● **Problem to solve**: Return, exactly as written, the run of lines that begins at the line containing "Give me the matplotlib source for this chart." and ends at the line containing "ax = fig.add_axes([90/610, 1". Nothing outside that run belongs in the answer.

╭─ Listed entries

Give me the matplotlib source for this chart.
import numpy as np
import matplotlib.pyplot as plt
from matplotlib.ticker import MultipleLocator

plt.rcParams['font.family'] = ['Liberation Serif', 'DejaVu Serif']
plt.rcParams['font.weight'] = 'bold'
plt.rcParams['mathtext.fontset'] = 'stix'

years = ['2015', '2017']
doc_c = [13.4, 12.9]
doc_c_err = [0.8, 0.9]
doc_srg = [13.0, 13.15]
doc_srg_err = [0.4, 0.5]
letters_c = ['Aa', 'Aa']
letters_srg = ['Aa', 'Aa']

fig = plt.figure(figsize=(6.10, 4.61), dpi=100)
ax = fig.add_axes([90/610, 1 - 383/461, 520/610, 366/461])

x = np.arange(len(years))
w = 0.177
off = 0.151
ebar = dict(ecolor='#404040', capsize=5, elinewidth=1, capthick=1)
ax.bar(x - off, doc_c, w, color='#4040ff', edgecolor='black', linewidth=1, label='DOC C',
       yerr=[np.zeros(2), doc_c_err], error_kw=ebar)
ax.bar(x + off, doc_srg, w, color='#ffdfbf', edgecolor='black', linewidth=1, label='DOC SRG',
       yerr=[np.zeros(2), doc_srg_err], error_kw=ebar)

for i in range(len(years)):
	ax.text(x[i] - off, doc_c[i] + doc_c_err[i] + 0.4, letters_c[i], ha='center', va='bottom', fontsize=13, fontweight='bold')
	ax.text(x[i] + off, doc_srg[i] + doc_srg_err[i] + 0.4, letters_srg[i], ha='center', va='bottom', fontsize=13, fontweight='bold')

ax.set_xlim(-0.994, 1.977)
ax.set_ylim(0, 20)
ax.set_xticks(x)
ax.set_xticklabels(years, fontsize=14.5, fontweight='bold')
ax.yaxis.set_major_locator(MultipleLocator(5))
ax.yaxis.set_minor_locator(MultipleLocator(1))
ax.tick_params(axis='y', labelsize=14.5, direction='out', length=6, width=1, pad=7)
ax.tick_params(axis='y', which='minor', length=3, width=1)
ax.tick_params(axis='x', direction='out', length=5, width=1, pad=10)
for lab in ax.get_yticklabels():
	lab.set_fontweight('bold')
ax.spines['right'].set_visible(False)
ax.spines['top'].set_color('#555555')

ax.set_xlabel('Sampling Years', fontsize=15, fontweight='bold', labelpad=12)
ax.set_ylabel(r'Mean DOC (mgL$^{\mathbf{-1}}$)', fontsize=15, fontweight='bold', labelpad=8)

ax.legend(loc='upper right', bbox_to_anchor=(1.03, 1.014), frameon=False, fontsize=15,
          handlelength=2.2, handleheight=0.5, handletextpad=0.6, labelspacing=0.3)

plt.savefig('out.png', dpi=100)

╰─
╭─ Listed entries

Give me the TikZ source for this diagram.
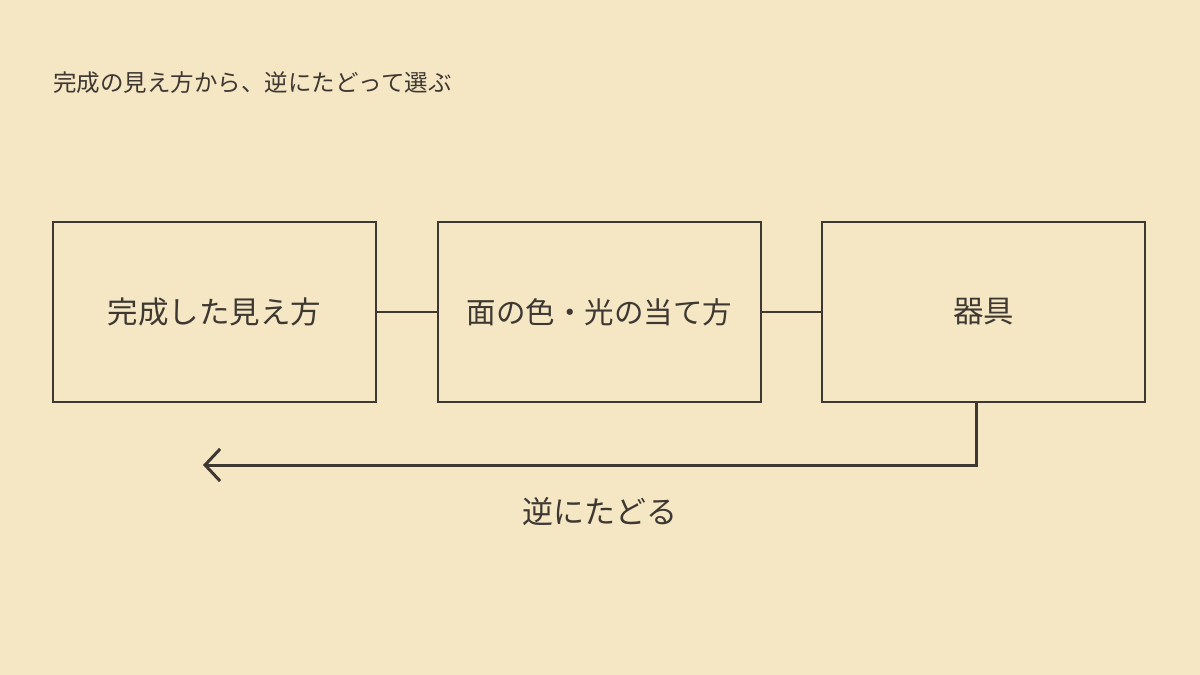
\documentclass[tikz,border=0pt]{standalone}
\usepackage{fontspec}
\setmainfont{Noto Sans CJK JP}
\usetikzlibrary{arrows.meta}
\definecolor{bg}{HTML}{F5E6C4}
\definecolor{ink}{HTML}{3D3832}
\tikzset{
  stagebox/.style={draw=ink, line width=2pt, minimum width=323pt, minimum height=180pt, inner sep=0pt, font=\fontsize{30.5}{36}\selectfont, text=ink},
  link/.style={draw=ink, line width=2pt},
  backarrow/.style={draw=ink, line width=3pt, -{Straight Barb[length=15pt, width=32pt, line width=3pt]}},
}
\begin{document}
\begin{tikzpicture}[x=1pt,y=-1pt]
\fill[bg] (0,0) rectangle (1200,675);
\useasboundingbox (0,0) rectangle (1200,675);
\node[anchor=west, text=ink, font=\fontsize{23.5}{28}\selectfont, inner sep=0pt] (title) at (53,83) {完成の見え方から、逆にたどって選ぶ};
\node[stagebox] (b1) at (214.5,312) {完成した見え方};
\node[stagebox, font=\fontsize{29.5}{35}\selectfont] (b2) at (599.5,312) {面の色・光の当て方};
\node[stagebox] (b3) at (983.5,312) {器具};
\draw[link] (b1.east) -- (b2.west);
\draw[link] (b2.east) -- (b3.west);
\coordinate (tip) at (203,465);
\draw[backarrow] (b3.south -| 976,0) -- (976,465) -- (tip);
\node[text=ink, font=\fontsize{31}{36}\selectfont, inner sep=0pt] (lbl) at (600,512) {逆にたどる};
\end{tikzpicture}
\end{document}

╰─

● **Response to the task**:
Give me the matplotlib source for this chart.
import numpy as np
import matplotlib.pyplot as plt
from matplotlib.ticker import MultipleLocator

plt.rcParams['font.family'] = ['Liberation Serif', 'DejaVu Serif']
plt.rcParams['font.weight'] = 'bold'
plt.rcParams['mathtext.fontset'] = 'stix'

years = ['2015', '2017']
doc_c = [13.4, 12.9]
doc_c_err = [0.8, 0.9]
doc_srg = [13.0, 13.15]
doc_srg_err = [0.4, 0.5]
letters_c = ['Aa', 'Aa']
letters_srg = ['Aa', 'Aa']

fig = plt.figure(figsize=(6.10, 4.61), dpi=100)
ax = fig.add_axes([90/610, 1 - 383/461, 520/610, 366/461])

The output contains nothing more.